C’est quoi le rapport entre les différentes strates ?
On va pas se mentir, ça dépend des territoires. À Villeneuve, la plus grosse fédération, c’est les cheminots, nous on est 2500, après tu as l’hôpital, ils sont peut-être 150… Tu enlèves les cheminots y a plus personne. Donc en vrai, le rapport entre l’union locale, ben à Villeneuve l’union locale c’est nous. Les autres fédérations, chez nous c’est les profs et l'hôpital, c’est pas difficile de se mettre d’accord avec eux quand les cheminots se mettent en route. Sur d’autres territoires, par exemple dans le 18e arrondissement à Paris où j'habite, on va avoir plein de fédérations, et donc dans la même union locale, tu auras des salariés du public et du privé, avec des cheminots, la poste, la RATP…
Est-ce que tu pourrais me parler des rapports entre la base et la direction du syndicat ?
« La » direction à la CGT ça n’existe pas, il y a plutôt des échelles de direction. Moi, j’ai la responsabilité de faire tourner le syndicat en tant que secrétaire, il faut mener des activités, faire des tournées régulières, intervenir sur tel ou tel truc.
Moi si le syndicat ne tourne pas, j’ai 60 mecs qui veulent ma peau. Moi, ça m’est déjà arrivé d’être dans le mou pendant une semaine parce que j’étais pas très en forme, et que je n’arrivais pas à gérer. Des militants de base m’ont convoqué à une réunion, et m’ont mis au pied du mur parce que je n’avais pas géré ce qu’il fallait, je me suis fait engueuler.
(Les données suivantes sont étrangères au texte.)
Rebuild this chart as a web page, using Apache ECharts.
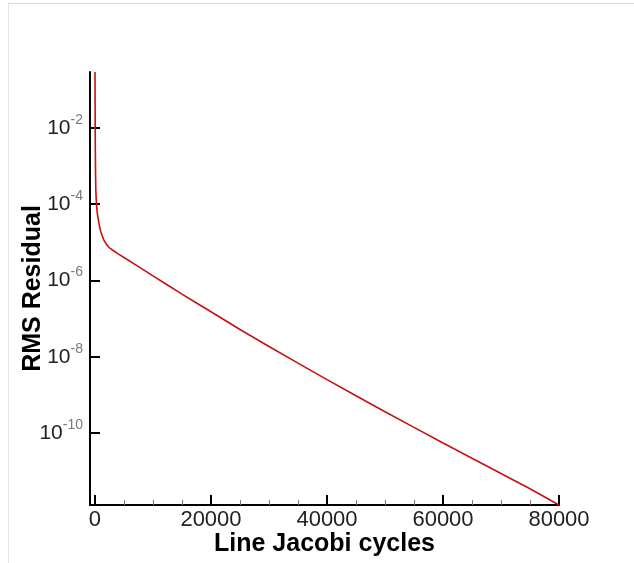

Alors qu’il y a des risques forts sur le lieu de travail, si je ne fais pas mon boulot je me fais exploser par les mecs. Ça m’est arrivé de me prendre un poing dans la gueule parce que je n’ai pas fait le travail syndical comme il fallait.
Quand tu vas jusqu’en haut de la fédé, les mecs qui sont en haut, ils ont été à ma place avant d’arriver là : ils ont été responsables locaux, ils ont été militants et avant tout ça, ils ont surtout été cheminots. Donc en général, quand ils arrivent en haut de l’échelle, ils sont très conscients des réalités du terrain, ils sont très exigeants vis-à-vis de ça.
Moi, si aujourd’hui j’appelle Laurent Brun (le secrétaire fédéral des cheminots) et que je lui mets la misère pour une raison ou une autre, lui il va en prendre note, il va réunir sa commission exécutive (les autres responsables au niveau fédéral), et il va dire que des cheminots lui ont fait tel retour négatif sur telle chose, pour finalement demander si les autres ont les mêmes échos de leur base ou si c’est un truc propre à Villeneuve.
Quelles sont les grandes revendications à la SNCF en ce moment ?
Je vais te donner une citation de l’Union fédérale des retraités de la CGT cheminots, section de Villeneuve : « C’est simple, à la CGT, on est pas des culs bénis, on a quand même une sainte Trinité, emploi, salaires, et conditions de travail ». Quand tu as dit ça, tu as à peu près tout dit.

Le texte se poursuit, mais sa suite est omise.